Brief: The lines from the top of the material below through the line containing "color(25bp)=(blkL); color(50bp)=(blkM); color(75bp)=(blkR);" are to be printed exactly, with pictures omitted.
**********
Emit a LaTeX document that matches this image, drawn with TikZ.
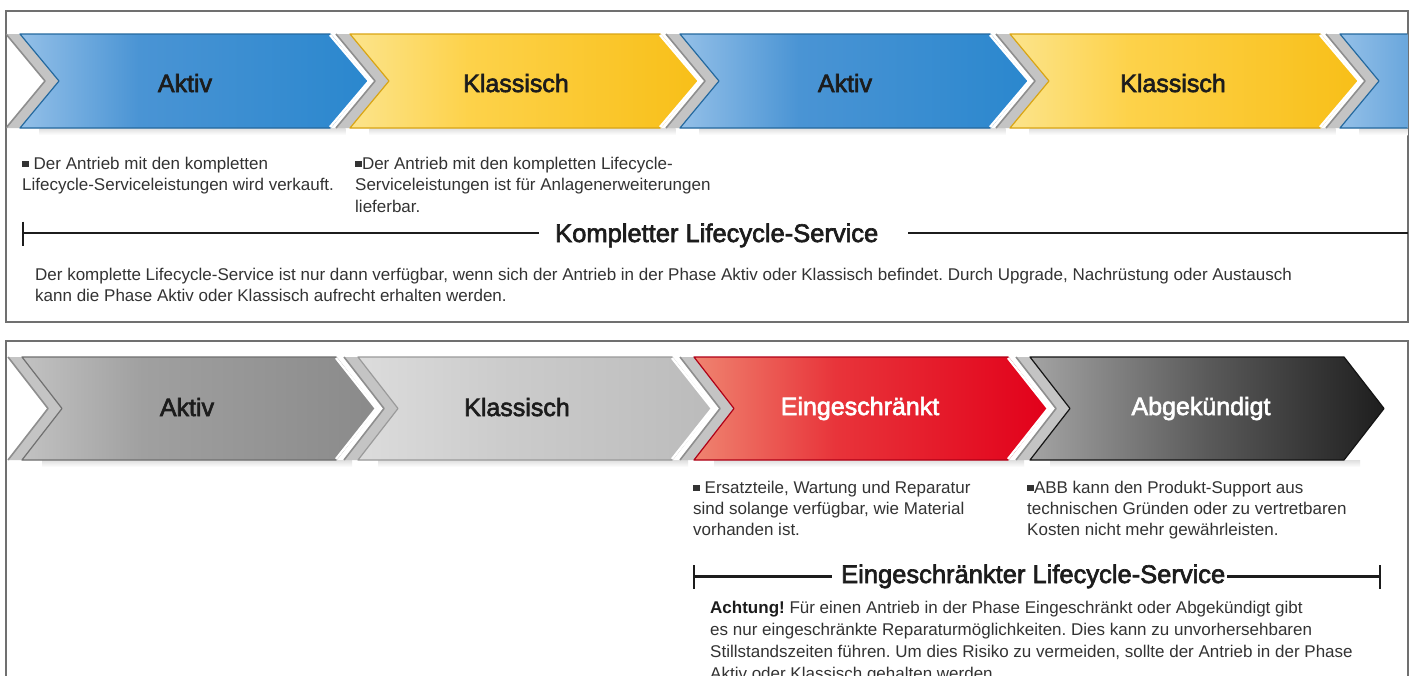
\documentclass[tikz,border=0pt]{standalone}
\usepackage{fontspec}
\setmainfont{Liberation Sans}
\newfontfamily\medfont[FakeBold=2.5]{Liberation Sans}
\usetikzlibrary{calc}

\definecolor{framec}{HTML}{707070}
\definecolor{dark}{HTML}{1C1C1C}
\definecolor{txt}{HTML}{333333}
\definecolor{shad}{HTML}{C4C4C4}
\definecolor{shadedge}{HTML}{8E8E8E}
\definecolor{blueL}{HTML}{94C0E8}
\definecolor{blueM}{HTML}{4A94D4}
\definecolor{blueR}{HTML}{2A87CE}
\definecolor{blueE}{HTML}{24699F}
\definecolor{yelL}{HTML}{FCE48C}
\definecolor{yelM}{HTML}{FDD24A}
\definecolor{yelR}{HTML}{F8BF18}
\definecolor{yelE}{HTML}{D9A514}
\definecolor{g1L}{HTML}{C2C2C2}
\definecolor{g1M}{HTML}{A0A0A0}
\definecolor{g1R}{HTML}{8A8A8A}
\definecolor{g1E}{HTML}{707070}
\definecolor{g2L}{HTML}{DCDCDC}
\definecolor{g2M}{HTML}{CCCCCC}
\definecolor{g2R}{HTML}{BBBBBB}
\definecolor{g2E}{HTML}{9A9A9A}
\definecolor{redL}{HTML}{EF8470}
\definecolor{redM}{HTML}{E8343A}
\definecolor{redR}{HTML}{E2001A}
\definecolor{redE}{HTML}{B00016}
\definecolor{blkL}{HTML}{A4A4A4}
\definecolor{blkM}{HTML}{5A5A5A}
\definecolor{blkR}{HTML}{1E1E1E}
\definecolor{blkE}{HTML}{141414}

\pgfdeclarehorizontalshading{blueshade}{100bp}{color(0bp)=(blueL); color(25bp)=(blueL); color(42bp)=(blueM); color(75bp)=(blueR); color(100bp)=(blueR)}
\pgfdeclarehorizontalshading{yelshade}{100bp}{color(0bp)=(yelL); color(25bp)=(yelL); color(42bp)=(yelM); color(75bp)=(yelR); color(100bp)=(yelR)}
\pgfdeclarehorizontalshading{g1shade}{100bp}{color(0bp)=(g1L); color(25bp)=(g1L); color(42bp)=(g1M); color(75bp)=(g1R); color(100bp)=(g1R)}
\pgfdeclarehorizontalshading{g2shade}{100bp}{color(0bp)=(g2L); color(25bp)=(g2L); color(45bp)=(g2M); color(75bp)=(g2R); color(100bp)=(g2R)}
\pgfdeclarehorizontalshading{redshade}{100bp}{color(0bp)=(redL); color(25bp)=(redL); color(45bp)=(redM); color(75bp)=(redR); color(100bp)=(redR)}
\pgfdeclarehorizontalshading{blkshade}{100bp}{color(0bp)=(blkL); color(25bp)=(blkL); color(50bp)=(blkM); color(75bp)=(blkR); color(100bp)=(blkR)}

% chevron: #1 x, #2 ytop, #3 ybot, #4 body width, #5 depth, #6 options
\newcommand\chev[6]{\path[#6] (#1,#2) -- ({#1+#4},#2) -- ({#1+#4+#5},{(#2+#3)/2}) -- ({#1+#4},#3) -- (#1,#3) -- ({#1+#5},{(#2+#3)/2}) -- cycle;}
% back shadow of a chevron
\newcommand\chevshadow[5]{%
  \chev{#1-14}{#2}{#3}{#4}{#5}{fill=shad}
  \draw[shadedge, line width=1.6pt, line join=round] ({#1-14},#2) -- ({#1-14+#5},{(#2+#3)/2}) -- ({#1-14},#3);
  \shade[top color=black!13, bottom color=white] ({#1+#5*0.5},#3) rectangle ({#1+#4+#5*0.4},{#3+7});}
% white highlight on the tip
\newcommand\chevtip[5]{\draw[white, line width=2.4pt, line join=round] ({#1+#4},{#2+1}) -- ({#1+#4+#5},{(#2+#3)/2}) -- ({#1+#4},{#3-1});}

\newcommand\sq{\rule[0.1em]{0.4em}{0.4em}}

\tikzset{
  lbl/.style={font=\medfont\fontsize{25}{30}\selectfont, text=dark, inner sep=0pt, anchor=base},
  lblw/.style={lbl, text=white},
  head/.style={font=\medfont\fontsize{25.5}{30}\selectfont, text=dark, inner sep=0pt, anchor=base west},
  body/.style={font=\fontsize{17}{21}\selectfont\frenchspacing, text=txt, inner sep=0pt, anchor=base west},
  frame/.style={draw=framec, line width=1.4pt},
  rulel/.style={draw=dark, line width=2.4pt},
  tick/.style={draw=dark, line width=2pt},
}

\begin{document}
\begin{tikzpicture}[x=1pt, y=-1pt]
\path[use as bounding box] (0,0) rectangle (1411,675);
\clip (0,0) rectangle (1411,675);
\fill[white] (0,0) rectangle (1411,675);

% ---------------- top panel ----------------
\draw[frame] (6,11) rectangle (1408,322);
\begin{scope}
\clip (6.7,11.7) rectangle (1407.3,321.3);
\foreach \x in {20,350,680,1010,1340}{\chevshadow{\x}{34}{128}{310}{39}}
\chev{20}{34}{128}{310}{39}{shading=blueshade}
\chev{20}{34}{128}{310}{39}{draw=blueE, line width=1.2pt, line join=round}
\chevtip{20}{34}{128}{310}{39}
\chev{350}{34}{128}{310}{39}{shading=yelshade}
\chev{350}{34}{128}{310}{39}{draw=yelE, line width=1.2pt, line join=round}
\chevtip{350}{34}{128}{310}{39}
\chev{680}{34}{128}{310}{39}{shading=blueshade}
\chev{680}{34}{128}{310}{39}{draw=blueE, line width=1.2pt, line join=round}
\chevtip{680}{34}{128}{310}{39}
\chev{1010}{34}{128}{310}{39}{shading=yelshade}
\chev{1010}{34}{128}{310}{39}{draw=yelE, line width=1.2pt, line join=round}
\chevtip{1010}{34}{128}{310}{39}
\chev{1340}{34}{128}{310}{39}{shading=blueshade}
\chev{1340}{34}{128}{310}{39}{draw=blueE, line width=1.2pt, line join=round}
\end{scope}

\node[lbl] (ta1) at (185,92) {Aktiv};
\node[lbl] (tk1) at (516,92) {Klassisch};
\node[lbl] (ta2) at (845,92) {Aktiv};
\node[lbl] (tk2) at (1173,92) {Klassisch};

\node[body] (b1a) at (22,169) {\sq{} Der Antrieb mit den kompletten};
\node[body] (b1b) at (22,190.5) {Lifecycle-Serviceleistungen wird verkauft.};
\node[body] (b2a) at (355,169) {\sq{}Der Antrieb mit den kompletten Lifecycle-};
\node[body] (b2b) at (355,190.5) {Serviceleistungen ist für Anlagenerweiterungen};
\node[body] (b2c) at (355,212) {lieferbar.};

\node[head] (hk) at (555,242) {Kompletter Lifecycle-Service};
\coordinate (hkL0) at (23,233);
\coordinate (hkL1) at (539,233);
\coordinate (hkR0) at (908,233);
\coordinate (hkR1) at (1408,233);
\draw[rulel] (hkL0) -- (hkL1);
\draw[rulel] (hkR0) -- (hkR1);
\draw[tick] (23,221.5) -- (23,245.5);

\node[body] (p1a) at (35,280) {Der komplette Lifecycle-Service ist nur dann verfügbar, wenn sich der Antrieb in der Phase Aktiv oder Klassisch befindet. Durch Upgrade, Nachrüstung oder Austausch};
\node[body] (p1b) at (35,301.5) {kann die Phase Aktiv oder Klassisch aufrecht erhalten werden.};

% ---------------- bottom panel ----------------
\draw[frame] (6,700) -- (6,341) -- (1408,341) -- (1408,700);
\foreach \x in {22,358,694,1030}{\chevshadow{\x}{357}{460}{314}{40}}
\chev{22}{357}{460}{314}{40}{shading=g1shade}
\chev{22}{357}{460}{314}{40}{draw=g1E, line width=1.2pt, line join=round}
\chevtip{22}{357}{460}{314}{40}
\chev{358}{357}{460}{314}{40}{shading=g2shade}
\chev{358}{357}{460}{314}{40}{draw=g2E, line width=1.2pt, line join=round}
\chevtip{358}{357}{460}{314}{40}
\chev{694}{357}{460}{314}{40}{shading=redshade}
\chev{694}{357}{460}{314}{40}{draw=redE, line width=1.2pt, line join=round}
\chevtip{694}{357}{460}{314}{40}
\chev{1030}{357}{460}{314}{40}{shading=blkshade}
\chev{1030}{357}{460}{314}{40}{draw=blkE, line width=1.2pt, line join=round}

\node[lbl] (ba1) at (187,416) {Aktiv};
\node[lbl] (bk1) at (517,416) {Klassisch};
\node[lblw] (be1) at (860,415) {Eingeschränkt};
\node[lblw] (bg1) at (1201,415) {Abgekündigt};

\node[body] (c1a) at (693,493) {\sq{} Ersatzteile, Wartung und Reparatur};
\node[body] (c1b) at (693,514) {sind solange verfügbar, wie Material};
\node[body] (c1c) at (693,535) {vorhanden ist.};
\node[body] (c2a) at (1027,493) {\sq{}ABB kann den Produkt-Support aus};
\node[body] (c2b) at (1027,514) {technischen Gründen oder zu vertretbaren};
\node[body] (c2c) at (1027,535) {Kosten nicht mehr gewährleisten.};

\node[head] (he) at (841,583) {Eingeschränkter Lifecycle-Service};
\coordinate (heL0) at (694,576.5);
\coordinate (heL1) at (832,576.5);
\coordinate (heR0) at (1227,576.5);
\coordinate (heR1) at (1380,576.5);
\draw[rulel] (heL0) -- (heL1);
\draw[rulel] (heR0) -- (heR1);
\draw[tick] (694,565) -- (694,589);
\draw[tick] (1380,565) -- (1380,589);

\node[body] (d1) at (710,613) {\textbf{\color{dark}Achtung!} Für einen Antrieb in der Phase Eingeschränkt oder Abgekündigt gibt};
\node[body] (d2) at (710,635) {es nur eingeschränkte Reparaturmöglichkeiten. Dies kann zu unvorhersehbaren};
\node[body] (d3) at (710,657) {Stillstandszeiten führen. Um dies Risiko zu vermeiden, sollte der Antrieb in der Phase};
\node[body] (d4) at (710,679) {Aktiv oder Klassisch gehalten werden.};
\end{tikzpicture}
\end{document}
**********
Result for this exercise:
Emit a LaTeX document that matches this image, drawn with TikZ.
\documentclass[tikz,border=0pt]{standalone}
\usepackage{fontspec}
\setmainfont{Liberation Sans}
\newfontfamily\medfont[FakeBold=2.5]{Liberation Sans}
\usetikzlibrary{calc}

\definecolor{framec}{HTML}{707070}
\definecolor{dark}{HTML}{1C1C1C}
\definecolor{txt}{HTML}{333333}
\definecolor{shad}{HTML}{C4C4C4}
\definecolor{shadedge}{HTML}{8E8E8E}
\definecolor{blueL}{HTML}{94C0E8}
\definecolor{blueM}{HTML}{4A94D4}
\definecolor{blueR}{HTML}{2A87CE}
\definecolor{blueE}{HTML}{24699F}
\definecolor{yelL}{HTML}{FCE48C}
\definecolor{yelM}{HTML}{FDD24A}
\definecolor{yelR}{HTML}{F8BF18}
\definecolor{yelE}{HTML}{D9A514}
\definecolor{g1L}{HTML}{C2C2C2}
\definecolor{g1M}{HTML}{A0A0A0}
\definecolor{g1R}{HTML}{8A8A8A}
\definecolor{g1E}{HTML}{707070}
\definecolor{g2L}{HTML}{DCDCDC}
\definecolor{g2M}{HTML}{CCCCCC}
\definecolor{g2R}{HTML}{BBBBBB}
\definecolor{g2E}{HTML}{9A9A9A}
\definecolor{redL}{HTML}{EF8470}
\definecolor{redM}{HTML}{E8343A}
\definecolor{redR}{HTML}{E2001A}
\definecolor{redE}{HTML}{B00016}
\definecolor{blkL}{HTML}{A4A4A4}
\definecolor{blkM}{HTML}{5A5A5A}
\definecolor{blkR}{HTML}{1E1E1E}
\definecolor{blkE}{HTML}{141414}

\pgfdeclarehorizontalshading{blueshade}{100bp}{color(0bp)=(blueL); color(25bp)=(blueL); color(42bp)=(blueM); color(75bp)=(blueR); color(100bp)=(blueR)}
\pgfdeclarehorizontalshading{yelshade}{100bp}{color(0bp)=(yelL); color(25bp)=(yelL); color(42bp)=(yelM); color(75bp)=(yelR); color(100bp)=(yelR)}
\pgfdeclarehorizontalshading{g1shade}{100bp}{color(0bp)=(g1L); color(25bp)=(g1L); color(42bp)=(g1M); color(75bp)=(g1R); color(100bp)=(g1R)}
\pgfdeclarehorizontalshading{g2shade}{100bp}{color(0bp)=(g2L); color(25bp)=(g2L); color(45bp)=(g2M); color(75bp)=(g2R); color(100bp)=(g2R)}
\pgfdeclarehorizontalshading{redshade}{100bp}{color(0bp)=(redL); color(25bp)=(redL); color(45bp)=(redM); color(75bp)=(redR); color(100bp)=(redR)}
\pgfdeclarehorizontalshading{blkshade}{100bp}{color(0bp)=(blkL); color(25bp)=(blkL); color(50bp)=(blkM); color(75bp)=(blkR); color(100bp)=(blkR)}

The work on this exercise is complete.